According to Fox LA, residents of the apartments have lobbied since 2020 for the city to purchase the building, arguing the landlord increased some rent prices by as much as 300% after the building’s affordability covenant expired in August 2020. Tenants claim that some were paying around $900 to $1,200 a month and saw rent increase up to $3,200 a month.

One resident, Alejandro Gutierrez, told council members that his $1,063 rent was increased to $2,660, with parking fees increasing from $50 to $100 as well. He claimed his landlord told him to seek rental vouchers, which take years to get.

“At Hillside Villa, our community made anything from $3,000 to $20,000 last year,” a Chinatown organizer and member of the Hillside Villa Tenants Association told the city council. “Many are one step away from being unhoused, many have experienced homelessness and finally found refuge at Hillside Villa only to wonder how they’re going to survive a 300% rent increase.”

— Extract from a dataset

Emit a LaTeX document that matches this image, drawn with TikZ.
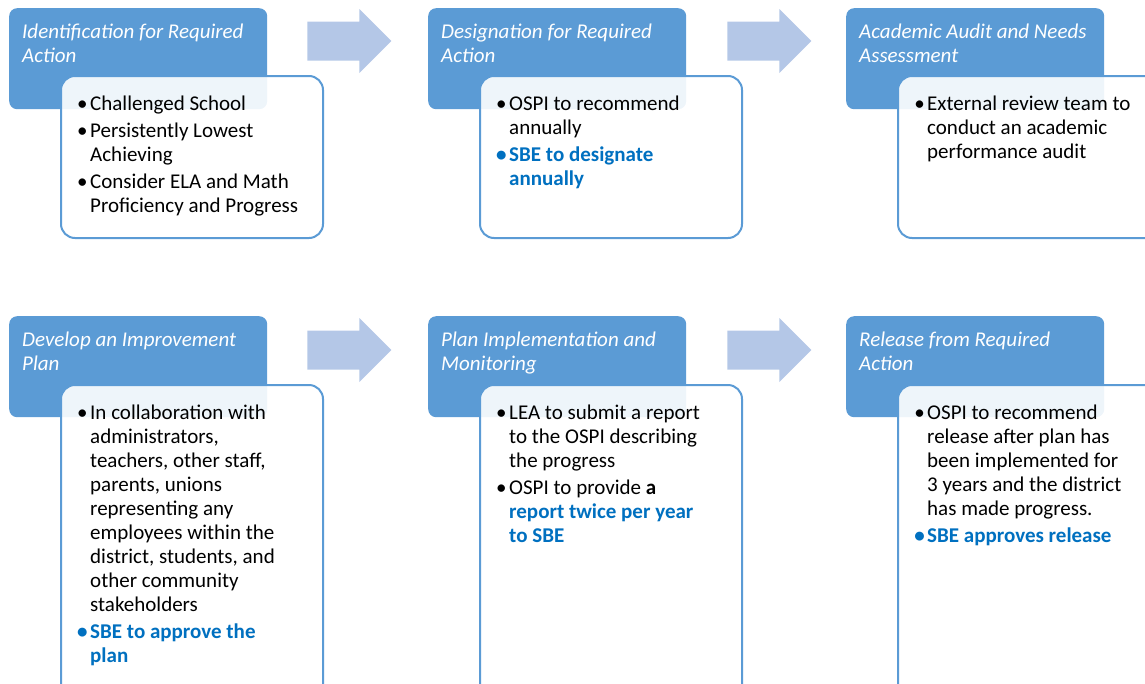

“Thirty years ago, we built about 10,000 units of affordable housing,” said the Councilman representing the district to CBS. “These covenants are running out in five to 10 years, and if we don’t cover these next 10,000 units, then we are not going to make any progress.”

Although the landlord of the 124-unit apartment complex previously said he was uninterested in selling the building, the council voted Friday to use eminent domain to start buying the building from the developer.

Councilman Gil Cedillo called the vote “a very major step” in an interview with Fox LA.

“Los Angeles City Council here today has an opportunity to do right,” said Amy ZJ, an urban planner and affordable housing developer in San Francisco’s Chinatown. “Voting no would be telling these landlords that they can do whatever they want. Voting yes would actually support these tenants and keep families together.”

Gutierrez does not want to be pushed out by the rent hike. “Chinatown has been my home for all these years,” he said. “Chinatown is my neighborhood that I love.”

Another organizer with the Hillside Villa Tenants Association, Jacob Woocher, told council members that Friday’s vote offered a chance to show they “care about poor people.”

“L.A. has the opportunity to lead the nation in taking on the housing crisis,” he said. “First Hillside Villa, then the city.”